▸ **Raw records**:

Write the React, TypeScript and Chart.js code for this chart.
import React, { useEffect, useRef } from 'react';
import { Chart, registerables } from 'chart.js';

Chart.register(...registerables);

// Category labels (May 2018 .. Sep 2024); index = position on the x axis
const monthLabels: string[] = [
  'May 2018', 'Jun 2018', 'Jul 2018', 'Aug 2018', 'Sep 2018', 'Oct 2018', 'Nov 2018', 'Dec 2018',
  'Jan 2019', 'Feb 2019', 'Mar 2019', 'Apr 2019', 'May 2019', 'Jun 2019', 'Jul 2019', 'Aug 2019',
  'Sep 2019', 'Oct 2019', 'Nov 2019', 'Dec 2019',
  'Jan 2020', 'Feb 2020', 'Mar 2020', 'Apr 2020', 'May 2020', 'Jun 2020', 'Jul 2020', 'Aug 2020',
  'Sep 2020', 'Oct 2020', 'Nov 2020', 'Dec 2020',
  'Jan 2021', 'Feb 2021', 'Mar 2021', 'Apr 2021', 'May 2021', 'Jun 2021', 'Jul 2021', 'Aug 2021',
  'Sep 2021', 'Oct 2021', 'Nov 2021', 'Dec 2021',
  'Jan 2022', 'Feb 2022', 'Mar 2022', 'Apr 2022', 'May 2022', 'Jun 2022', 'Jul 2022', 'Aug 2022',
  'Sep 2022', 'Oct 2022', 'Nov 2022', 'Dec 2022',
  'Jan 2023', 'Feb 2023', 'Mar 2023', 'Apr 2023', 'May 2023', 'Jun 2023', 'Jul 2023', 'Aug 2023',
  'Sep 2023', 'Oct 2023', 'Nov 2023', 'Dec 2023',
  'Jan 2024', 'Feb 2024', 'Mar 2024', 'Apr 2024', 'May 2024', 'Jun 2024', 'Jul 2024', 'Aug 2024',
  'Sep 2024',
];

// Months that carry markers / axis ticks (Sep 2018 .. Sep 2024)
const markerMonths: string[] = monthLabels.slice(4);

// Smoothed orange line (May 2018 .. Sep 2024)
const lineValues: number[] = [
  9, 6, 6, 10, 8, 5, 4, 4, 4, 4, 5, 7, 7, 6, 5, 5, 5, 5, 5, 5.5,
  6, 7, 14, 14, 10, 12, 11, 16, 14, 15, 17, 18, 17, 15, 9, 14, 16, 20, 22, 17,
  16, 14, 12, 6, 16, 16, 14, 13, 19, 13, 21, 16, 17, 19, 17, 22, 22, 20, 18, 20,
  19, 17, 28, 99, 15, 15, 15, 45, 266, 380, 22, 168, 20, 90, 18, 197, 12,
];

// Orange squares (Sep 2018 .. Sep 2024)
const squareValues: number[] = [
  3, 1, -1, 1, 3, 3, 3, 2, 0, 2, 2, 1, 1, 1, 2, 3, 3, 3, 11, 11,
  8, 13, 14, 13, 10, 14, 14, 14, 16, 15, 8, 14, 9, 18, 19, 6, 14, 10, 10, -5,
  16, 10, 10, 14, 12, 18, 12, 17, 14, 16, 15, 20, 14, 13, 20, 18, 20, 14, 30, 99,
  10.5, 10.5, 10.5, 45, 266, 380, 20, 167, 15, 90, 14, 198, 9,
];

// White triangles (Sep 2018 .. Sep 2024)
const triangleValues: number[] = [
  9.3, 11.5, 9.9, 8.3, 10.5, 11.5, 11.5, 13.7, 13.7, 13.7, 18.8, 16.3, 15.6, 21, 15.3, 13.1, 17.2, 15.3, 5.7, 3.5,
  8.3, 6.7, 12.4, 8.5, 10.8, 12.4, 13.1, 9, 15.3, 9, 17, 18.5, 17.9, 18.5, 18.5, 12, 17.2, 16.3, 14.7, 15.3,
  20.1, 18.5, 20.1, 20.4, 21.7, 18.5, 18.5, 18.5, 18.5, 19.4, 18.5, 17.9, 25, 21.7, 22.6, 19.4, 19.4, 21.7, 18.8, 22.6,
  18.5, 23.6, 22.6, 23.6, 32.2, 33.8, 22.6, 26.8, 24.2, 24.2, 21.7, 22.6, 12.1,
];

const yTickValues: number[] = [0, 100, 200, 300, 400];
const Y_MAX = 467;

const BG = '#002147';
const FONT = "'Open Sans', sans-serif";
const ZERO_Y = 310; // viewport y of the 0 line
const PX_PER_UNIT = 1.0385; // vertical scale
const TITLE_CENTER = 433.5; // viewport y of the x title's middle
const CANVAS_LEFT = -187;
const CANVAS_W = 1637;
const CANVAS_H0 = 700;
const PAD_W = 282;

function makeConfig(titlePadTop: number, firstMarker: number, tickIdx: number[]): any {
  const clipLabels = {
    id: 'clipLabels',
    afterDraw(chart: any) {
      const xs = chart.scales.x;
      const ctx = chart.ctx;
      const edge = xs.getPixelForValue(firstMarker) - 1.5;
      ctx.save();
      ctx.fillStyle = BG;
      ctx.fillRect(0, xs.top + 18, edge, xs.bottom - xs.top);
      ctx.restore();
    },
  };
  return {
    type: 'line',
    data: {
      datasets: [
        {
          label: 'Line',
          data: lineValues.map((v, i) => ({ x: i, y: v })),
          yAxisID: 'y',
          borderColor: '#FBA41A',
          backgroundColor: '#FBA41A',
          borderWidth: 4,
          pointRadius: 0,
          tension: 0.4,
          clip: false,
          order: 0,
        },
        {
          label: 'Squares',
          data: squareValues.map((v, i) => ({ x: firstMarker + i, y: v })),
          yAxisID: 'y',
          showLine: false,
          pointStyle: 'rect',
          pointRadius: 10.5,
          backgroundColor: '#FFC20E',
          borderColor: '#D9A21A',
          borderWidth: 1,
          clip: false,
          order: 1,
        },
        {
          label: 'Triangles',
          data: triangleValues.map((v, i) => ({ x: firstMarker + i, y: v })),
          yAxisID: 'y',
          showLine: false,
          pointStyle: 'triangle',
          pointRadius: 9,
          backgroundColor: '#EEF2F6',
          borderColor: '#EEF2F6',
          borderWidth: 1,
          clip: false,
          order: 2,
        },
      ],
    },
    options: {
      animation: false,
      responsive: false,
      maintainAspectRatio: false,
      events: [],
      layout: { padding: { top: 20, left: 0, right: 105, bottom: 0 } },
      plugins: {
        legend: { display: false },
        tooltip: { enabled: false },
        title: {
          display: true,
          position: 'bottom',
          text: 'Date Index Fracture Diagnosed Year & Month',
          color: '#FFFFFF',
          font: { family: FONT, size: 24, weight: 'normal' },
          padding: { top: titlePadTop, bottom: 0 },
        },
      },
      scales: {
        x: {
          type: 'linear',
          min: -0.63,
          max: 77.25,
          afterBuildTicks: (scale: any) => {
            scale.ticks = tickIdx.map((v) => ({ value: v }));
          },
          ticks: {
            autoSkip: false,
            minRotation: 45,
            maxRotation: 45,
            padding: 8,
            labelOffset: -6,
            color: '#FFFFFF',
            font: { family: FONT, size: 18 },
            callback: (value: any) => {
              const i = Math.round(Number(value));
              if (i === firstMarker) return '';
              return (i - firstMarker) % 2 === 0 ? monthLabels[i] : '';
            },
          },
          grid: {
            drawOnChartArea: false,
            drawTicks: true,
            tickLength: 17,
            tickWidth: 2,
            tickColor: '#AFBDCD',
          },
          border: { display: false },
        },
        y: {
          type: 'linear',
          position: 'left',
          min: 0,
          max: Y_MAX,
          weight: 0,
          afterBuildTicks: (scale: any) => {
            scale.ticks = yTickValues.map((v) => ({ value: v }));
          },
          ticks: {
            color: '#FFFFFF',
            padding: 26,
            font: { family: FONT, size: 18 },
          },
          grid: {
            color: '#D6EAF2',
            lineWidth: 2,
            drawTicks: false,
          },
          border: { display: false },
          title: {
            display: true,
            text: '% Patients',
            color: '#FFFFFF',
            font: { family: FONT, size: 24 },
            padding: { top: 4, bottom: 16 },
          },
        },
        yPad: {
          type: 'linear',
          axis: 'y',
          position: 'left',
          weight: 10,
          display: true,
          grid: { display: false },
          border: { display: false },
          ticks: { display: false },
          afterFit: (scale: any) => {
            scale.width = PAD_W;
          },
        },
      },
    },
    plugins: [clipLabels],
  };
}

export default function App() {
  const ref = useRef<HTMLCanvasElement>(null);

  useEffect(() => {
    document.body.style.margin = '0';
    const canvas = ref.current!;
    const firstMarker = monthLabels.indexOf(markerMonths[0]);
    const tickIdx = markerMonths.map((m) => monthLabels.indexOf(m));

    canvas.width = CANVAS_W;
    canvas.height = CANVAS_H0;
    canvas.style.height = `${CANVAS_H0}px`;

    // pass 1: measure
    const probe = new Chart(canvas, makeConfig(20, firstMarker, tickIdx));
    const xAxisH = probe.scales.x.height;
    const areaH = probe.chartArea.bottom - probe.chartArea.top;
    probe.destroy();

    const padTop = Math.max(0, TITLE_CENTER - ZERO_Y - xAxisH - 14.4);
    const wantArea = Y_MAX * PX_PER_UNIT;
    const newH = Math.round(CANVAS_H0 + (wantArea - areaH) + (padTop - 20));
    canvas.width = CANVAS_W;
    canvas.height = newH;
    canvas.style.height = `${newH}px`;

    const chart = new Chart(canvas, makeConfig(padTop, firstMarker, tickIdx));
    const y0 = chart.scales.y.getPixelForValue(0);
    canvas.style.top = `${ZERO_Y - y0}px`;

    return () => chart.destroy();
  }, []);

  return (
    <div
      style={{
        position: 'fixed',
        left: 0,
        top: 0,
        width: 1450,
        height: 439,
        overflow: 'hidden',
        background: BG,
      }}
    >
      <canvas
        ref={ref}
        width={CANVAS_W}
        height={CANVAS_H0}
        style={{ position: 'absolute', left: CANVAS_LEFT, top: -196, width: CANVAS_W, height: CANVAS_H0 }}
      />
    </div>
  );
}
--
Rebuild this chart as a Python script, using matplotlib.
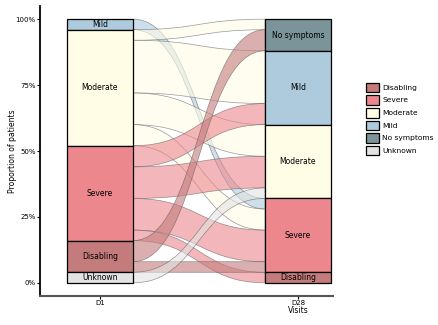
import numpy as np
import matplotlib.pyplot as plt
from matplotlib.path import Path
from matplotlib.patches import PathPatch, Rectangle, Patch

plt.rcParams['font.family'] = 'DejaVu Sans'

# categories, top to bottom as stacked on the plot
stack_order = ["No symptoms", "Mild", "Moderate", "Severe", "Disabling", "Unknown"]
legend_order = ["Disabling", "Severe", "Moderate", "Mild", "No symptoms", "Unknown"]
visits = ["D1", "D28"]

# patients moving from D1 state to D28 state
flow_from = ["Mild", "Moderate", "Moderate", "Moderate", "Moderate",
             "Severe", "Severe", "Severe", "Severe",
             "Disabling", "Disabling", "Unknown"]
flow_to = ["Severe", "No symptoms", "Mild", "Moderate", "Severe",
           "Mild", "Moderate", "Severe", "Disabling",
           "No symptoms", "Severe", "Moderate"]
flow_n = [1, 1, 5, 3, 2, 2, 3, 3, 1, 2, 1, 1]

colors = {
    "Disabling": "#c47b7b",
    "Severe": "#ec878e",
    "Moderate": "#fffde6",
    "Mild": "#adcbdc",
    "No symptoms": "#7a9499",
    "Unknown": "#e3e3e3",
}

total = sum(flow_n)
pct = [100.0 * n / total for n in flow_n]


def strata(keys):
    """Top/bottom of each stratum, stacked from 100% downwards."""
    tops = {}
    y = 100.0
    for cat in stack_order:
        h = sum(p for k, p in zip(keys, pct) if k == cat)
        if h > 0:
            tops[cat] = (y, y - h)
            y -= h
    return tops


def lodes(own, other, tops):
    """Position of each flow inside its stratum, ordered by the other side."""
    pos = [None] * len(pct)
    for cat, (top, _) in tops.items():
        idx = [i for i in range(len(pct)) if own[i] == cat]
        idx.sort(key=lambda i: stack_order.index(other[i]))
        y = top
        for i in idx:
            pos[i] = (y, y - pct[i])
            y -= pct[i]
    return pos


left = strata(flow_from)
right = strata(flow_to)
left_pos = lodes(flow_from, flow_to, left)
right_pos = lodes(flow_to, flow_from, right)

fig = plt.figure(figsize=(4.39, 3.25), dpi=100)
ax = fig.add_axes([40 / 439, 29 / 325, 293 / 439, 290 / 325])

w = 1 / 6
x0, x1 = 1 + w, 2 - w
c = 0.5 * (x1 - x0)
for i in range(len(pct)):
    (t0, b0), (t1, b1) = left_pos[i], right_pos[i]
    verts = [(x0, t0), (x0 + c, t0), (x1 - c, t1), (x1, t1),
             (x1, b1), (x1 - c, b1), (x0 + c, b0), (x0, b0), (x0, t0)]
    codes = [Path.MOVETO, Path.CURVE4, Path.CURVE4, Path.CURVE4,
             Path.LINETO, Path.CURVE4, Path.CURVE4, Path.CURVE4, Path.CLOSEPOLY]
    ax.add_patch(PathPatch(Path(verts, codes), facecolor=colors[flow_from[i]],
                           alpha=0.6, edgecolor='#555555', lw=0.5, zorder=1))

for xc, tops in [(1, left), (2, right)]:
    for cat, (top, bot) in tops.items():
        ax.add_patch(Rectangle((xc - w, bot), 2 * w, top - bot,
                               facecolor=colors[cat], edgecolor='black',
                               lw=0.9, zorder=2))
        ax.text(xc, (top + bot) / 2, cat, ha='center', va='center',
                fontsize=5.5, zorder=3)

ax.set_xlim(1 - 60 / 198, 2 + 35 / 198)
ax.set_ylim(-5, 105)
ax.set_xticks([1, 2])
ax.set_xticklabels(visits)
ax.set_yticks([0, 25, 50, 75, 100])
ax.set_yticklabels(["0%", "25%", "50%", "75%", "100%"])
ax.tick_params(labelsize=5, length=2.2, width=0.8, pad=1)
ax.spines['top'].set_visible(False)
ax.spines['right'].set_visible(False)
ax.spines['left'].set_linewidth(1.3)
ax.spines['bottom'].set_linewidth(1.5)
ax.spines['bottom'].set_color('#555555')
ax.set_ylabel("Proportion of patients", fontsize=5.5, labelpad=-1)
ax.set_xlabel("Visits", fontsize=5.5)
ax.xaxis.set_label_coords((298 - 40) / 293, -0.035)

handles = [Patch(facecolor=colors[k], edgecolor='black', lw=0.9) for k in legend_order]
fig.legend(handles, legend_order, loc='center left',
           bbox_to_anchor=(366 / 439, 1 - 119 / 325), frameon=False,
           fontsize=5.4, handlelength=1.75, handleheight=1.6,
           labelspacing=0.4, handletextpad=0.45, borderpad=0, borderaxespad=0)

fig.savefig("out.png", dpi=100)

▸ **THE PROBLEM**:
Can you repeat, word for word, every line above from the one containing "Write the React, TypeScript" down to the one containing "Chart.register(...registerables);", including both?

▸ **FINAL RESULT**:
Write the React, TypeScript and Chart.js code for this chart.
import React, { useEffect, useRef } from 'react';
import { Chart, registerables } from 'chart.js';

Chart.register(...registerables);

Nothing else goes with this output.